The Corporate On-Premises Power Plant

Every second person that attempts to explain to a newbie what Cloud Computing is all about uses the analogy of Electricity as a utility we all consume as a service. This analogy emphasizes the economical benefits of utilizing electricity that is generated at a huge power plant: The costs are much cheaper by leveraging the economy of scale, usage fluctuations are easily addressed, you pay for what you use, etc.

Like many other analogies, also this one is limited. I very much agree with James Urquhart who
wrote in his blog post “In cloud computing, data is not electricity” that while I do not care which electrons are being served to my refrigerator by the power plant, I do care very much which data bits are served to my PC from the remote data center that I am using.

Some use other utility services as an analogy to Cloud computing. For example, office services, car leasing, or water supply.

Nevertheless, Electricity is still the best analogy, especially when it comes to businesses.

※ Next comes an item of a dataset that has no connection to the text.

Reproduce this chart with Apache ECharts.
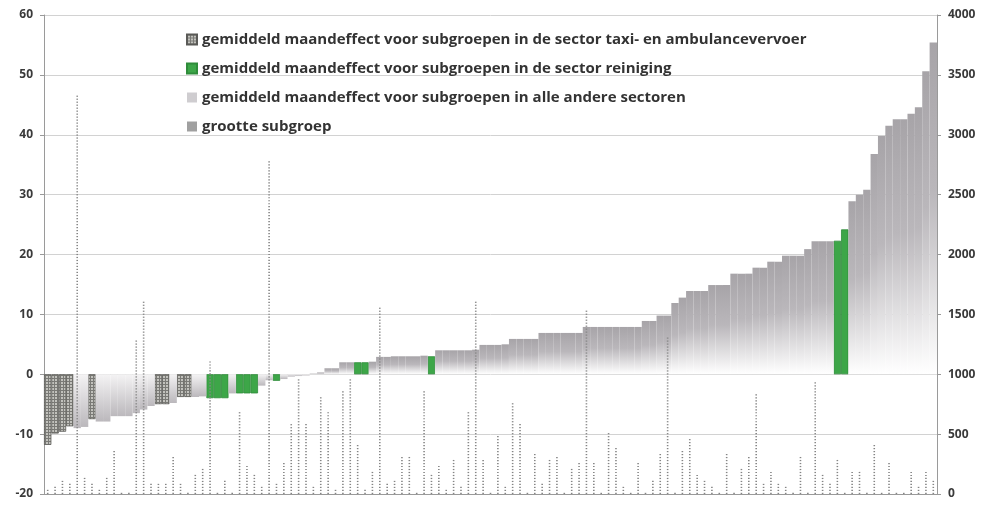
<!DOCTYPE html>
<html><head><meta charset="utf-8">
<script src="https://cdn.jsdelivr.net/npm/echarts@6.0.0/dist/echarts.min.js"></script>
<style>html,body{margin:0;padding:0;background:#fff}#c{width:991px;height:507px}</style>
</head><body><div id="c"></div>
<script>
// gemiddeld maandeffect per subgroep (linker as)
const effect = [
 -11.8,-9.9,-9.6,-8.7,-9.0,-8.8,-7.5,-7.9,-7.9,-7.0,
 -7.0,-7.0,-6.5,-5.9,-5.3,-5.0,-5.0,-4.8,-3.8,-3.8,
 -3.8,-3.7,-4.0,-4.0,-4.0,-3.2,-3.2,-3.2,-3.2,-1.9,
 -1.0,-1.1,-0.8,-0.4,-0.3,-0.2,0.1,0.3,1.0,1.0,
 2.0,2.0,2.0,2.0,2.1,2.9,2.9,3.0,3.0,3.0,
 3.0,3.1,3.0,4.0,4.0,4.0,4.0,4.0,4.1,4.9,
 4.9,4.9,5.0,5.9,5.9,5.9,5.9,6.9,6.9,6.9,
 6.9,6.9,6.9,7.9,7.9,7.9,7.9,7.9,7.9,7.9,
 7.9,8.9,8.9,9.8,9.8,11.9,12.8,13.9,13.9,13.9,
 14.9,14.9,14.9,16.8,16.8,16.8,17.8,17.8,18.8,18.8,
 19.8,19.8,19.8,20.9,22.2,22.2,22.2,22.3,24.2,28.9,
 30.0,30.8,36.8,39.8,41.5,42.6,42.6,43.5,44.6,50.6,
 55.4];
// sector per subgroep: T = taxi- en ambulancevervoer, G = reiniging, O = overig
const sector = [
 'T','T','T','T','O','O','T','O','O','O',
 'O','O','O','O','O','T','T','O','T','T',
 'O','O','G','G','G','O','G','G','G','O',
 'O','G','O','O','O','O','O','O','O','O',
 'O','O','G','G','O','O','O','O','O','O',
 'O','O','G','O','O','O','O','O','O','O',
 'O','O','O','O','O','O','O','O','O','O',
 'O','O','O','O','O','O','O','O','O','O',
 'O','O','O','O','O','O','O','O','O','O',
 'O','O','O','O','O','O','O','O','O','O',
 'O','O','O','O','O','O','O','G','G','O',
 'O','O','O','O','O','O','O','O','O','O',
 'O'];
// grootte subgroep (rechter as)
const groupSize = [
 30,40,97,64,3325,133,64,20,125,356,
 10,5,1273,1599,64,64,64,286,78,10,
 147,203,1098,10,106,10,675,231,147,50,
 2760,78,259,578,940,578,50,800,662,30,
 834,945,389,28,180,1556,70,97,292,292,
 10,848,139,222,28,264,42,681,1598,264,
 10,459,42,750,570,10,334,70,264,306,
 10,209,250,1515,250,10,500,375,42,10,
 245,10,97,317,1297,10,345,442,138,97,
 41,10,317,10,193,304,814,69,166,69,
 41,10,290,10,930,138,69,262,10,166,
 166,10,386,10,235,10,10,166,41,179,
 100];
const categories = effect.map((v, i) => String(i + 1));
const legendNames = [
 'gemiddeld maandeffect voor subgroepen in de sector taxi- en ambulancevervoer',
 'gemiddeld maandeffect voor subgroepen in de sector reiniging',
 'gemiddeld maandeffect voor subgroepen in alle andere sectoren',
 'grootte subgroep'];
const leftAxis = {min: -20, max: 60, interval: 10};
const rightAxis = {min: 0, max: 4000, interval: 500};

function checker() {
  const c = document.createElement('canvas'); c.width = 3; c.height = 3;
  const g = c.getContext('2d');
  g.fillStyle = '#c2c2bd'; g.fillRect(0, 0, 3, 3);
  g.fillStyle = '#7a7a76'; g.fillRect(0, 0, 3, 1); g.fillRect(0, 0, 1, 3);
  return c;
}
const G = echarts.graphic.LinearGradient;
const posGrad = new G(0, 0, 0, 1, [{offset: 0, color: '#a7a4a8'}, {offset: 0.45, color: '#bab7bb'}, {offset: 1, color: '#ffffff'}]);
const negGrad = new G(0, 1, 0, 0, [{offset: 0, color: '#bbb8bc'}, {offset: 1, color: '#f4f3f4'}]);

const taxiData = effect.map((v, i) => sector[i] === 'T' ? v : '-');
const greenData = effect.map((v, i) => sector[i] === 'G' ? v : '-');
const otherData = effect.map((v, i) => sector[i] === 'O' ? {value: v, itemStyle: {color: v >= 0 ? posGrad : negGrad}} : '-');

const font = 'Open Sans';
const chart = echarts.init(document.getElementById('c'), null, {renderer: 'canvas'});
chart.setOption({
  animation: false,
  grid: {left: 44, right: 54, top: 15, bottom: 13},
  legend: {
    orient: 'vertical', left: 181, top: 27, itemWidth: 10, itemHeight: 10, itemGap: 14, itemTextGap: 5,
    textStyle: {fontFamily: font, fontWeight: 'bold', fontSize: 15, color: '#333', lineHeight: 15},
    data: [
      {name: legendNames[0], icon: 'rect'},
      {name: legendNames[1], icon: 'rect'},
      {name: legendNames[2], icon: 'rect'},
      {name: legendNames[3], icon: 'rect', itemStyle: {color: '#a0a0a0'}}
    ]
  },
  xAxis: {
    type: 'category', data: categories, boundaryGap: true,
    axisLine: {onZero: false, lineStyle: {color: '#9a9a9a'}}, axisTick: {show: false}, axisLabel: {show: false}
  },
  yAxis: [
    {type: 'value', min: leftAxis.min, max: leftAxis.max, interval: leftAxis.interval,
     axisLine: {show: true, lineStyle: {color: '#9a9a9a'}},
     axisTick: {show: true, length: 4, lineStyle: {color: '#9a9a9a'}},
     axisLabel: {margin: 11, fontFamily: font, fontWeight: 'bold', fontSize: 12, color: '#3a3a3a'},
     splitLine: {lineStyle: {color: '#d2d2d2'}}},
    {type: 'value', position: 'right', min: rightAxis.min, max: rightAxis.max, interval: rightAxis.interval,
     axisLine: {show: true, lineStyle: {color: '#9a9a9a'}},
     axisTick: {show: true, length: 4, lineStyle: {color: '#9a9a9a'}},
     axisLabel: {margin: 11, fontFamily: font, fontWeight: 'bold', fontSize: 12, color: '#3a3a3a',
                 formatter: v => String(v)},
     splitLine: {show: false}}
  ],
  series: [
    {name: legendNames[0], type: 'bar', data: taxiData, barGap: '-100%', barCategoryGap: 0,
     itemStyle: {color: {image: checker(), repeat: 'repeat'}, borderColor: '#5a5a57', borderWidth: 0.8}},
    {name: legendNames[1], type: 'bar', data: greenData, barGap: '-100%', barCategoryGap: 0,
     itemStyle: {color: '#3da648', borderColor: '#2f8c3a', borderWidth: 0.8}},
    {name: legendNames[2], type: 'bar', data: otherData, barGap: '-100%', barCategoryGap: 0,
     itemStyle: {color: '#cfcdd0'}},
    {name: legendNames[3], type: 'pictorialBar', yAxisIndex: 1, data: groupSize, z: 5,
     symbol: 'rect', symbolRepeat: true, symbolSize: [1.6, 1.2], symbolMargin: 0.9, barWidth: 2,
     itemStyle: {color: '#858585'}}
  ]
});
</script></body></html>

Software and Electricity are two services without them most enterprises cannot work. Being out of toilet paper, or without water for a few hours would not make much difference for most enterprises (putting aside the time wasted in complaints of frustrated employees) but business continuity is not affected. Once software or electricity goes down, business continuity is gone, and money is lost.

For this reason many organizations that cannot afford to have their business continuity disrupted invest in their own, small-size, on premise power plant - aka an Electric Generator.

On-Premises Power Plant

It is clear for many that in order to insure business continuity; enterprises must have an on-premise backup option to cope with unexpected power-failures.

In this respect the Electricity analogy still stands. When it comes to cloud computing and Software-as-a-Service, enterprises realizes that an on-premise option of their software and local replication of its data is a must-have requirement.

Cloud computing is far from being at the maturity stage of nation-wide electric grids. This is why a hybrid deployment capability (off-premise and on-premise) is imperative.